Noah was born healthy, fabulous and feisty. I was in love the moment I laid eyes on him and those first twelve weeks came and went quicker than I believed they could. But twelve weeks turned into six months, then a year, then two, and friends, we’re still not sleeping at night. Not one night. Not ever. We have somehow managed to survive 817 consecutive nights of interrupted sleep – over two years living like we have a brand new baby at home. It would be an understatement to say that we are tired.
This is not something I’ve spoken loudly about as a mom, mostly because I discovered quickly that everyone has an opinion about baby’s sleep. Even people who don’t have babies. Even pediatricians who should know better, or maybe just listen better. In my gut, I knew this wasn’t a he-just-needs-to-cry-it-out kind of issue, but it took putting my finger on what exactly was wrong, and finding the right people who understood what we were talking about, to point us in the right direction.

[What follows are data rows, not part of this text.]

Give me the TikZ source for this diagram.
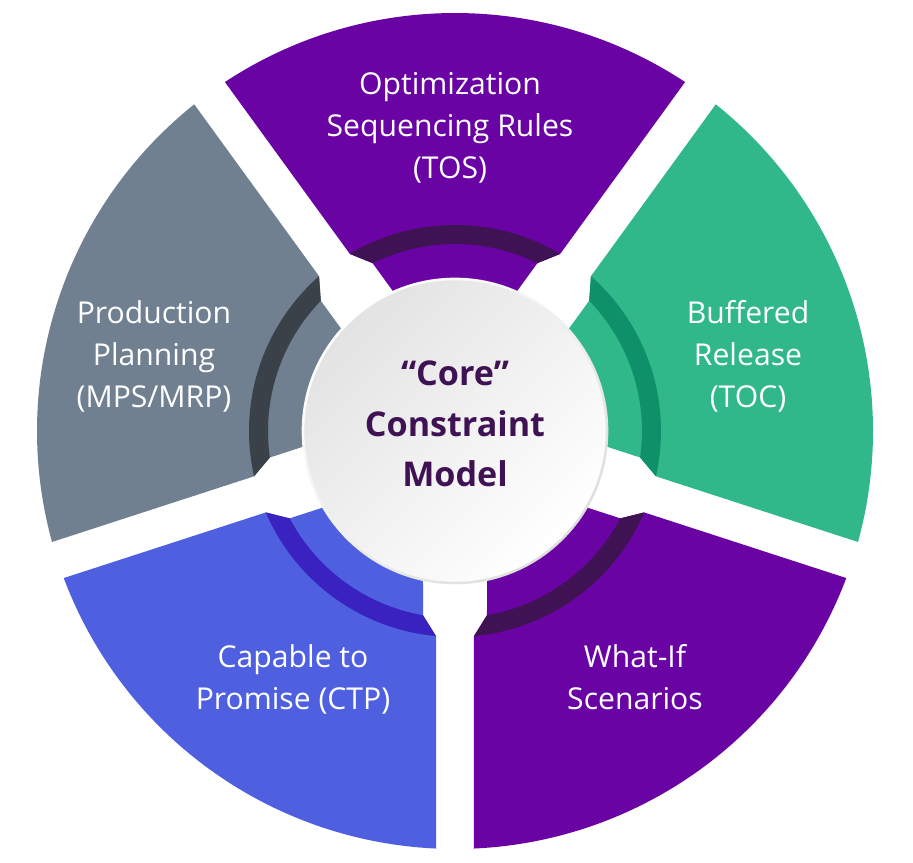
\documentclass[tikz,border=0pt]{standalone}
\usepackage{fontspec}
\setmainfont{Open Sans}
\usepackage{tikz}
\definecolor{plum}{HTML}{6A03A3}
\definecolor{plumdark}{HTML}{3F1253}
\definecolor{jade}{HTML}{31B88A}
\definecolor{jadedark}{HTML}{0E9068}
\definecolor{slate}{HTML}{708090}
\definecolor{slatedark}{HTML}{3A4149}
\definecolor{royal}{HTML}{4E60E0}
\definecolor{royaldark}{HTML}{3A22C0}
\definecolor{rimgray}{HTML}{DEDEDE}
\tikzstyle{label}=[text=white,align=center,font=\fontsize{22.6}{31.5}\selectfont]
\tikzstyle{rim}=[circle,minimum size=230pt,inner sep=0pt,top color=white,bottom color=rimgray,shading angle=45]
\tikzstyle{disc}=[circle,minimum size=226pt,inner sep=0pt,top color=black!11,bottom color=white,shading angle=45]
\tikzstyle{core}=[text=plumdark,align=center,font=\fontsize{25.6}{38}\selectfont\bfseries]
% one wedge of the ring, pointing along #1, with its darker band
\newcommand{\wedgeshape}[3]{
  \begin{scope}[shift={(c)},rotate=#1]
    \fill [#2] (-33.4:418) arc [start angle=-33.4,end angle=33.4,radius=418]
      -- (30.71:206) -- (26.15:187) -- (22.78:140) -- (-22.78:140) -- (-26.15:187) -- (-30.71:206) -- cycle;
    \fill [#3] (-30.71:206) arc [start angle=-30.71,end angle=30.71,radius=206]
      -- (26.15:187) arc [start angle=26.15,end angle=-26.15,radius=187] -- cycle;
  \end{scope}
}

\begin{document}
\begin{tikzpicture}[x=0.75pt,y=0.75pt]
        \useasboundingbox (0,0) rectangle (913,863);
        \coordinate (c) at (455,432);

        \wedgeshape{90}{plum}{plumdark}
        \wedgeshape{18}{jade}{jadedark}
        \wedgeshape{-54}{plum}{plumdark}
        \wedgeshape{-126}{royal}{royaldark}
        \wedgeshape{162}{slate}{slatedark}

        \node at (c) [rim] (rimring) {};
        \node at (c) [disc] (face) {};
        \node at (455,439) [core] (model) {“Core”\\Constraint\\Model};

        \node at (450,735) [label] (tos) {Optimization\\Sequencing Rules\\(TOS)};
        \node at (748,507) [label] (toc) {Buffered\\Release\\(TOC)};
        \node at (154,507) [label] (mps) {Production\\Planning\\(MPS/MRP)};
        \node at (635,186) [label] (whatif) {What-If\\Scenarios};
        \node at (293,184) [label] (ctp) {Capable to\\Promise (CTP)};
      \end{tikzpicture}
\end{document}
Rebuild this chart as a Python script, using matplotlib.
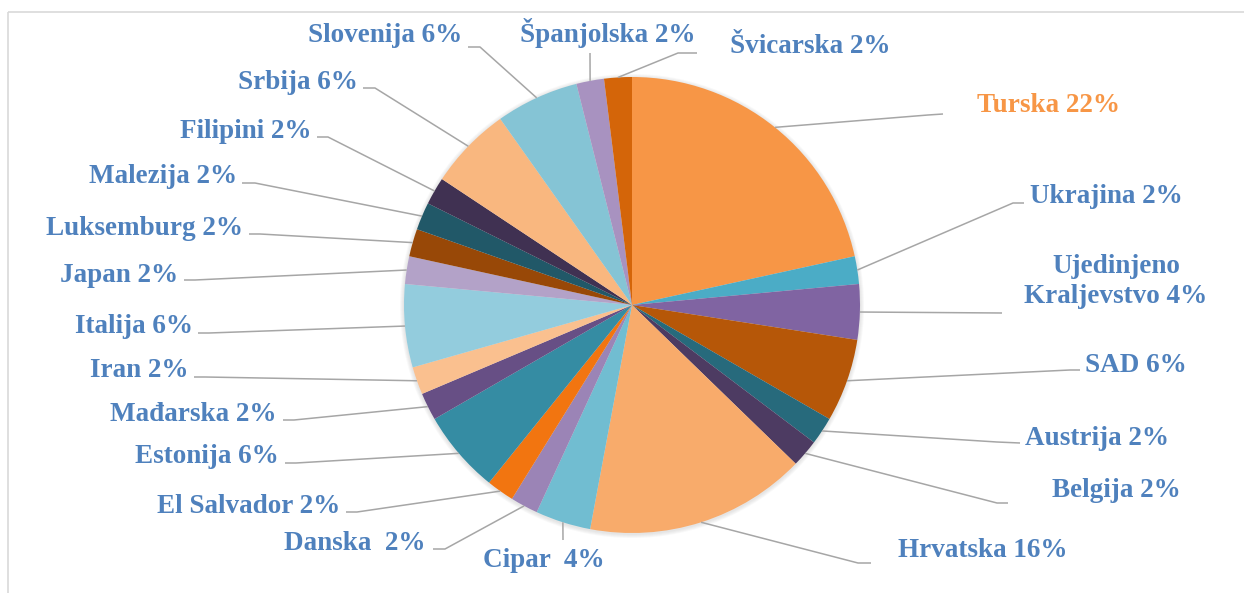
import matplotlib.pyplot as plt
from matplotlib.patches import Rectangle, Circle

# Data (clockwise from 12 o'clock)
countries = ['Turska', 'Ukrajina', 'Ujedinjeno Kraljevstvo', 'SAD', 'Austrija', 'Belgija',
             'Hrvatska', 'Cipar', 'Danska', 'El Salvador', 'Estonija', 'Mađarska', 'Iran',
             'Italija', 'Japan', 'Luksemburg', 'Malezija', 'Filipini', 'Srbija', 'Slovenija',
             'Španjolska', 'Švicarska']
percents = [22, 2, 4, 6, 2, 2, 16, 4, 2, 2, 6, 2, 2, 6, 2, 2, 2, 2, 6, 6, 2, 2]

colors = ['#F79646', '#4BACC6', '#8064A2', '#B65708', '#276A7C', '#4D3B62',
          '#F8AB6B', '#71BDD1', '#9B84B6', '#F27510', '#358CA3', '#674F85', '#FAC08F',
          '#93CCDD', '#B3A2C8', '#984807', '#215868', '#403152', '#F9B77F', '#85C4D5',
          '#A892C0', '#D46509']

label_text = {
    'Danska': 'Danska  2%',
    'Cipar': 'Cipar  4%',
}

# label layout in pixel coords: text x, baseline y, alignment, leader path after the wedge edge
layout = {
    'Turska': (977, 112, 'left', [(928, 115), (943, 114)]),
    'Ukrajina': (1030, 203, 'left', [(1013, 203), (1024, 203)]),
    'Ujedinjeno Kraljevstvo': (1116, 303, 'center', [(1002, 313)]),
    'SAD': (1085, 372, 'left', [(1070, 370), (1080, 370)]),
    'Austrija': (1025, 445, 'left', [(997, 442), (1020, 443)]),
    'Belgija': (1052, 497, 'left', [(997, 503), (1008, 503)]),
    'Hrvatska': (898, 557, 'left', [(858, 563), (871, 563)]),
    'Cipar': (483, 567, 'left', [(563, 540)]),
    'Danska': (425, 550, 'right', [(445, 549), (433, 549)]),
    'El Salvador': (340, 513, 'right', [(357, 512), (346, 512)]),
    'Estonija': (279, 463, 'right', [(296, 463), (285, 463)]),
    'Mađarska': (277, 421, 'right', [(294, 420), (283, 420)]),
    'Iran': (189, 377, 'right', [(205, 377), (194, 377)]),
    'Italija': (193, 333, 'right', [(209, 333), (198, 333)]),
    'Japan': (178, 282, 'right', [(195, 280), (184, 280)]),
    'Luksemburg': (243, 235, 'right', [(260, 234), (249, 234)]),
    'Malezija': (237, 183, 'right', [(255, 183), (242, 183)]),
    'Filipini': (312, 138, 'right', [(328, 137), (317, 137)]),
    'Srbija': (358, 89, 'right', [(375, 88), (363, 88)]),
    'Slovenija': (462, 42, 'right', [(480, 47), (468, 47)]),
    'Španjolska': (608, 42, 'center', [(590, 53)]),
    'Švicarska': (730, 53, 'left', [(678, 53), (697, 53)]),
}

W, H = 1244, 593
cx, cy, r = 632, 305, 228
blue = '#4F81BD'
line_col = '#A6A6A6'
fs = 19.5

fig = plt.figure(figsize=(W / 100, H / 100), dpi=100)
ax = fig.add_axes([0, 0, 1, 1])

# soft shadow behind the pie
for k in range(1, 5):
    ax.add_patch(Circle((cx, cy + 1), r + k, color='#808080', alpha=0.05, lw=0, zorder=0))

# y axis is flipped (pixel coords), so counterclock=True turns clockwise on screen
wedges, _ = ax.pie(percents, colors=colors, startangle=-90, counterclock=True,
                   center=(cx, cy), radius=r, frame=False,
                   wedgeprops=dict(linewidth=0))

import numpy as np
for w, name, pct in zip(wedges, countries, percents):
    mid = np.deg2rad((w.theta1 + w.theta2) / 2)
    ax_x, ax_y = cx + r * np.cos(mid), cy + r * np.sin(mid)
    tx, ty, ha, path = layout[name]
    xs = [ax_x] + [p[0] for p in path]
    ys = [ax_y] + [p[1] for p in path]
    ax.plot(xs, ys, color=line_col, lw=1.1, zorder=1, solid_capstyle='butt')
    col = '#F79646' if name == 'Turska' else blue
    if name == 'Ujedinjeno Kraljevstvo':
        ax.text(tx, 273, 'Ujedinjeno', ha='center', va='baseline', color=col,
                fontsize=fs, fontweight='bold', family='Liberation Serif')
        ax.text(tx, ty, 'Kraljevstvo %d%%' % pct, ha='center', va='baseline', color=col,
                fontsize=fs, fontweight='bold', family='Liberation Serif')
    else:
        txt = label_text.get(name, '%s %d%%' % (name, pct))
        ax.text(tx, ty, txt, ha=ha, va='baseline', color=col,
                fontsize=fs, fontweight='bold', family='Liberation Serif')

# chart frame
ax.add_patch(Rectangle((8, 12), W + 50, H + 50, fill=False, edgecolor='#D9D9D9', lw=1.2))

ax.set_xlim(0, W)
ax.set_ylim(H, 0)
ax.set_aspect('auto')
ax.axis('off')

fig.savefig('out.png', dpi=100, facecolor='white')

In November, we found out Noah had acid reflux. Once he started meds, his wakefulness at night was less chaotic – less screaming, less puking, less sitting on the couch to try to calm him down – and it made our nights much, much better. It made such a difference for our family we look at that moment in time as a great divide, pre-meds and post-meds, but it didn’t by any means solve the problem of him still waking up between 3 and 8 times a night. Every night.
Fast forward through chiropractic visits, early intervention evaluations, and specialist appointments to the end of May, when we were able to see a fabulous ENT at an incredible children’s hospital. In 30 minutes he discovered that Noah’s adenoids were blocking 80% of his nasal passage, potentially making it difficult for him to breathe at night. Another 10 minutes and we were scheduled for surgery. Tomorrow.
Throughout the week we’ve been doing our best to prep the boys, and Elijah has started telling us that this surgery is going to change Noah’s life forever. When you think about never having had a complete nights sleep in your entire life, a surgery that could change that, certainly would.
We’ve been told by the ENT there are no guarantees that the surgery will make Noah sleep the entire night, every night – but it could – and at the very least, it will most definitely help. So if you are the sort of person who prays, we would be very appreciative if you remembered Noah, especially tomorrow, that surgery would be uneventful and successful. That his recovery would be easy and complete, and that this in fact would be the final piece to the puzzle we are trying to solve.
We are so hopeful. For Noah. For us. I can’t imagine what sleep – real and uninterrupted sleep – would do for our entire family.
I think Elijah’s right. It’d change our lives forever.